Pull every line containing "React" from the entries.

Dataset records:
-------
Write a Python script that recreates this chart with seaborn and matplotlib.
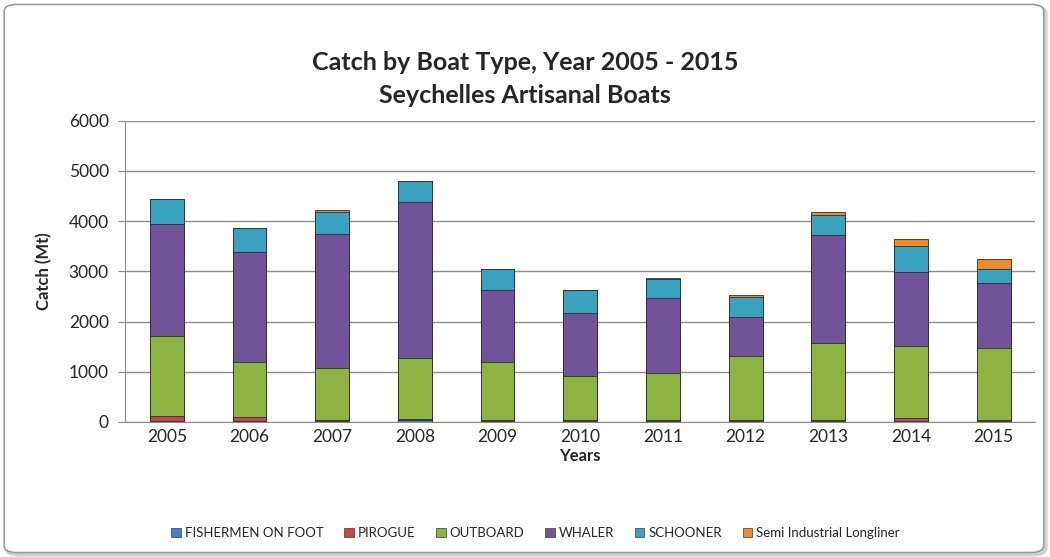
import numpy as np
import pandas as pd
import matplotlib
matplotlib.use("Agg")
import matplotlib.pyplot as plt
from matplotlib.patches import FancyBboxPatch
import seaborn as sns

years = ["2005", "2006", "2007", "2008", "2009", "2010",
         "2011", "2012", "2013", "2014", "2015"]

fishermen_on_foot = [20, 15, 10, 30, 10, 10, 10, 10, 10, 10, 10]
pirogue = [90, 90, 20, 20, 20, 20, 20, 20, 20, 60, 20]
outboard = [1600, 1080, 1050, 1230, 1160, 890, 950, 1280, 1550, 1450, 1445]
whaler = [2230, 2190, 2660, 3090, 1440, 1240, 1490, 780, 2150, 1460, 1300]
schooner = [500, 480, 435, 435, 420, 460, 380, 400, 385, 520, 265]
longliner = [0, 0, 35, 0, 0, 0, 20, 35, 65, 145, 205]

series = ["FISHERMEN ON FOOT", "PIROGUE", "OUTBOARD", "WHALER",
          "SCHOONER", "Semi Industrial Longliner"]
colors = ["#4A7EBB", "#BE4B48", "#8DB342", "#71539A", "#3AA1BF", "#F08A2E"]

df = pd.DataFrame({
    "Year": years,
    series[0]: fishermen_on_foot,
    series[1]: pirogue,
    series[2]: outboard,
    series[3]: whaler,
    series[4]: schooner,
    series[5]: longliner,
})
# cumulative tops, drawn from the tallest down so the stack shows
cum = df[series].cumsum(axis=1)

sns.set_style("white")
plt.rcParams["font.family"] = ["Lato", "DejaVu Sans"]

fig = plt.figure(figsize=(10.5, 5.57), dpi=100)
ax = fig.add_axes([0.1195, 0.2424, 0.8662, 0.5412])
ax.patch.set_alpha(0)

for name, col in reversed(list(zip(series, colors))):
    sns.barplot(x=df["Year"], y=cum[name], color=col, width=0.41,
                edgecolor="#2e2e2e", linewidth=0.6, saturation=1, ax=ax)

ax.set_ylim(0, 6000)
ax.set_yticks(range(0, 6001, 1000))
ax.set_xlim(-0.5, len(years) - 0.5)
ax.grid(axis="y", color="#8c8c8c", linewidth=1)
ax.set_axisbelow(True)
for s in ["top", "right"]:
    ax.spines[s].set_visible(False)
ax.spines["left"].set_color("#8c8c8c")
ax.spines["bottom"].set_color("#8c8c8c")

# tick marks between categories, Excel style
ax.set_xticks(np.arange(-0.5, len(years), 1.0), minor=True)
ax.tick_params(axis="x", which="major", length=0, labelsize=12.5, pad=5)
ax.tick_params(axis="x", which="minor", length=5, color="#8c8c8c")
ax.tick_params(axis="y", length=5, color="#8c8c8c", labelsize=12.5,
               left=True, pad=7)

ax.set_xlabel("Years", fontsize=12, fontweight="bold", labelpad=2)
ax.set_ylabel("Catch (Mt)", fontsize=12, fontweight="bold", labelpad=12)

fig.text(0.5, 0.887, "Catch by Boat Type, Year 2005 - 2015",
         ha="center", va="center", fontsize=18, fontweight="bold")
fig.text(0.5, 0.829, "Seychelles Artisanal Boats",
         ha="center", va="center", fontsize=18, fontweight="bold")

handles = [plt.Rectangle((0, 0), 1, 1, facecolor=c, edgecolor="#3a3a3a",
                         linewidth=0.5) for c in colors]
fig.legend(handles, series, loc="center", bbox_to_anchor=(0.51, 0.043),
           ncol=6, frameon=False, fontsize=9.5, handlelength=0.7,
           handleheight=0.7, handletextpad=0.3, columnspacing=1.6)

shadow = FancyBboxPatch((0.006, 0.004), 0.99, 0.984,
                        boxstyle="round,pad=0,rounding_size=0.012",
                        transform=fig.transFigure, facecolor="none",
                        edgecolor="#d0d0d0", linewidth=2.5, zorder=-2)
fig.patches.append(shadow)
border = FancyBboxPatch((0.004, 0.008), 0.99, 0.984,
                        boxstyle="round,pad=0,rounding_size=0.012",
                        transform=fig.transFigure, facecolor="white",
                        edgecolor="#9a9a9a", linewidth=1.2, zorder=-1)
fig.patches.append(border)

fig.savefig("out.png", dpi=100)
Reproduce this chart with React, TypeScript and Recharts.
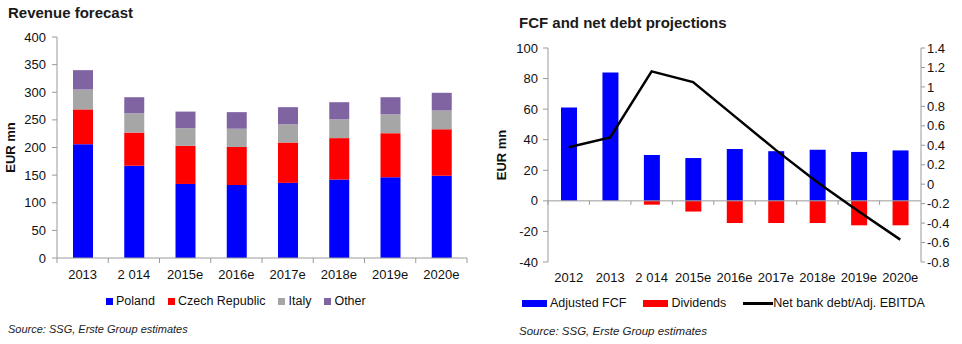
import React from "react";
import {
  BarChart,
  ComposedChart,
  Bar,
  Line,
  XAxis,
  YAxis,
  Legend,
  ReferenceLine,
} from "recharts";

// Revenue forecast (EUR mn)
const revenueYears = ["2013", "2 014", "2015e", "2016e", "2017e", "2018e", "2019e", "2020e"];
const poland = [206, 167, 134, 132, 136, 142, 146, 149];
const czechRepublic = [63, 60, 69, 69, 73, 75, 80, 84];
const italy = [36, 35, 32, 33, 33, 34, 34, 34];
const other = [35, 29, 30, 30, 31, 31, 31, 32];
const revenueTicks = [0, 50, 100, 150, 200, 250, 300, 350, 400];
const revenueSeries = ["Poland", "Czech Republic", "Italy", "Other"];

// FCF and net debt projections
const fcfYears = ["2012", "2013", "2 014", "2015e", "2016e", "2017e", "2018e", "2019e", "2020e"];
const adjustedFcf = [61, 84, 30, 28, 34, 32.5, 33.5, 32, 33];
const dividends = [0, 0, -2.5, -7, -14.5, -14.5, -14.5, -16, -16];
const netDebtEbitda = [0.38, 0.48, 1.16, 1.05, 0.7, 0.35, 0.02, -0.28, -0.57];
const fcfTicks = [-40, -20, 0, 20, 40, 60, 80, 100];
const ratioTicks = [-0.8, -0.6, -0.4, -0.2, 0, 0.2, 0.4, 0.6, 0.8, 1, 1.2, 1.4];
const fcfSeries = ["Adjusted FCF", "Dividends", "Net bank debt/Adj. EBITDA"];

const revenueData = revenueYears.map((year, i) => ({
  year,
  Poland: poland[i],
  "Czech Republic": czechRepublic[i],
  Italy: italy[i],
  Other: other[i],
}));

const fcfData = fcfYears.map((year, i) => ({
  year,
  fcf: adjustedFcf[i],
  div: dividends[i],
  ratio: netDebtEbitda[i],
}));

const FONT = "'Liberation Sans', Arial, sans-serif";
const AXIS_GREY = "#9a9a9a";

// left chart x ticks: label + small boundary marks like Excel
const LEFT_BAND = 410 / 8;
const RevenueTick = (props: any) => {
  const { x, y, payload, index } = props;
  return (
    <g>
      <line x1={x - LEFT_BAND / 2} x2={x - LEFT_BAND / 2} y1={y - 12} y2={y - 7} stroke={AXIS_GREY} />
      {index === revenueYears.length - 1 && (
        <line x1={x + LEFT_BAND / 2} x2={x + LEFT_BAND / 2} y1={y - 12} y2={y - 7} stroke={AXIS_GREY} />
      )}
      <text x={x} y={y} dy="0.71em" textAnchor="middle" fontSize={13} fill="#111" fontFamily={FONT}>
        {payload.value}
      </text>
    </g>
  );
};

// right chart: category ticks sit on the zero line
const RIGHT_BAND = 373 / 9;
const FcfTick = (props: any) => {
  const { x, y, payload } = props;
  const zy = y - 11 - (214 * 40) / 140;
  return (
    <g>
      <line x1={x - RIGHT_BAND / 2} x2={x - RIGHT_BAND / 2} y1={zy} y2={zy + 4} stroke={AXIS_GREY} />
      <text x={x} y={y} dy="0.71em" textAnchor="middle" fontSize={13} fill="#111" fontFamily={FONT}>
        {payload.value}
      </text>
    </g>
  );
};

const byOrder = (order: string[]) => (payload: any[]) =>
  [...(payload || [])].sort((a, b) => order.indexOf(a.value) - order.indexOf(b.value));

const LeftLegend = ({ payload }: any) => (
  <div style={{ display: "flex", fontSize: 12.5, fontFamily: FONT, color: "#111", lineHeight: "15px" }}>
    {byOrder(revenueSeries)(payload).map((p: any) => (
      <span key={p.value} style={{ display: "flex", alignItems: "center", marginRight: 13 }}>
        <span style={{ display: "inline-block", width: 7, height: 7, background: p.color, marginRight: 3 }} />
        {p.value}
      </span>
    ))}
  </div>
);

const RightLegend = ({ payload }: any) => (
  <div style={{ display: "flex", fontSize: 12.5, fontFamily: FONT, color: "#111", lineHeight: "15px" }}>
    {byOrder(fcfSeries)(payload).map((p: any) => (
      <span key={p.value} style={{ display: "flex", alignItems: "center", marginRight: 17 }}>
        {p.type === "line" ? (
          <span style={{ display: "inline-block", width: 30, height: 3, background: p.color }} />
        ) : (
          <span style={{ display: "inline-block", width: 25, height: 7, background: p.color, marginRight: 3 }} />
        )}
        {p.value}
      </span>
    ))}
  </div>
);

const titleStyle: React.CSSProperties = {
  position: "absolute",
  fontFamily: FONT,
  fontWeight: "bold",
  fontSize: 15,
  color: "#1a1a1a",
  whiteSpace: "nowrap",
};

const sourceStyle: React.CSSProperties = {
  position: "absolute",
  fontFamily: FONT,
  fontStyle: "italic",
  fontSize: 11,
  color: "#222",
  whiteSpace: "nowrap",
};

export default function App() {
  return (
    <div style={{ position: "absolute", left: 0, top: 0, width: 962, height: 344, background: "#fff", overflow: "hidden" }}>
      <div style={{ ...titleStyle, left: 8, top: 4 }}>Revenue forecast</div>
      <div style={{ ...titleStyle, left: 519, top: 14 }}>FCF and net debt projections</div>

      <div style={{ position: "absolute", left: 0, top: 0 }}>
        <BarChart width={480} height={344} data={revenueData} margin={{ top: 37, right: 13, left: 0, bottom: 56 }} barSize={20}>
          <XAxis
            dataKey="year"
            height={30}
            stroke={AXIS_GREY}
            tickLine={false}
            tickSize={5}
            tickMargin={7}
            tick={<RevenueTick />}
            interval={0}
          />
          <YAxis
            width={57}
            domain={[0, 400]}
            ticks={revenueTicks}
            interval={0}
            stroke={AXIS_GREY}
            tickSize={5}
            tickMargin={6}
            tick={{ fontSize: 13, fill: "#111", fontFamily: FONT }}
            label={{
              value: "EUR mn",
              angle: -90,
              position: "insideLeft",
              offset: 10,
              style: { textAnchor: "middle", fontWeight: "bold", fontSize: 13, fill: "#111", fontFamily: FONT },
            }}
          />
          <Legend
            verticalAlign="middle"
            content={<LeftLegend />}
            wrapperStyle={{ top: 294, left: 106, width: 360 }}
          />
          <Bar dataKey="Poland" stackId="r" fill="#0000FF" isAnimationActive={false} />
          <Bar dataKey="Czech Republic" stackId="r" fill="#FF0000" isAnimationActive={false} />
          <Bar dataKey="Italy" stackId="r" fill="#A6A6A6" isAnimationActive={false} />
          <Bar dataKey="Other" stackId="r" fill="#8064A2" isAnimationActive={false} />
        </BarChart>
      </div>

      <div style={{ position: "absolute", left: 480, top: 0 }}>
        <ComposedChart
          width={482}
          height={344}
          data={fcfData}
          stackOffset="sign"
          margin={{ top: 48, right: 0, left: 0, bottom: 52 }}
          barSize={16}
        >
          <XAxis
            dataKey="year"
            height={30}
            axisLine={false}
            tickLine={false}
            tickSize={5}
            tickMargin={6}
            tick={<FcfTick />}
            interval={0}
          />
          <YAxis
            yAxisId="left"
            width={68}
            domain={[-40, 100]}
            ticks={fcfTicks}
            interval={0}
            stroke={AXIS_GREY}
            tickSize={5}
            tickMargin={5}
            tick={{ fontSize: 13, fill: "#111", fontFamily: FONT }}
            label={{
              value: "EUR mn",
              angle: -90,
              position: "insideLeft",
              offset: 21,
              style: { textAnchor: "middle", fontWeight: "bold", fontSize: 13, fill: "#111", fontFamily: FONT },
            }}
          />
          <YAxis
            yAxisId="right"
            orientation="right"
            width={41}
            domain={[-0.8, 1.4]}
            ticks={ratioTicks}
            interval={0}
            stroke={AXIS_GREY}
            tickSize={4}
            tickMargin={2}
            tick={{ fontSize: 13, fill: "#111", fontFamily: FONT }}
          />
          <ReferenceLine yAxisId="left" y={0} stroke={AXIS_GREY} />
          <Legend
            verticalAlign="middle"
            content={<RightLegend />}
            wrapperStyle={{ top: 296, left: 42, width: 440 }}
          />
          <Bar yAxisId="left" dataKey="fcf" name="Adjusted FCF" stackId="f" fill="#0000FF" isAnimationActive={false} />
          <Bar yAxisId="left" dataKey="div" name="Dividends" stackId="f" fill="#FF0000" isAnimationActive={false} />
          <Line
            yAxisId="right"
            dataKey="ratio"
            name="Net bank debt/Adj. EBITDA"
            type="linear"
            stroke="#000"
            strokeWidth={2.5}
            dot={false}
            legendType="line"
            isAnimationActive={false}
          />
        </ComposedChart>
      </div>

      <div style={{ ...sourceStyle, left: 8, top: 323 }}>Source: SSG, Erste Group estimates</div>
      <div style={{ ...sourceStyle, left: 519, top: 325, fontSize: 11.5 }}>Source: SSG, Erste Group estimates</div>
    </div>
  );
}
-------
Exercise result:
Reproduce this chart with React, TypeScript and Recharts.
import React from "react";
const titleStyle: React.CSSProperties = {
const sourceStyle: React.CSSProperties = {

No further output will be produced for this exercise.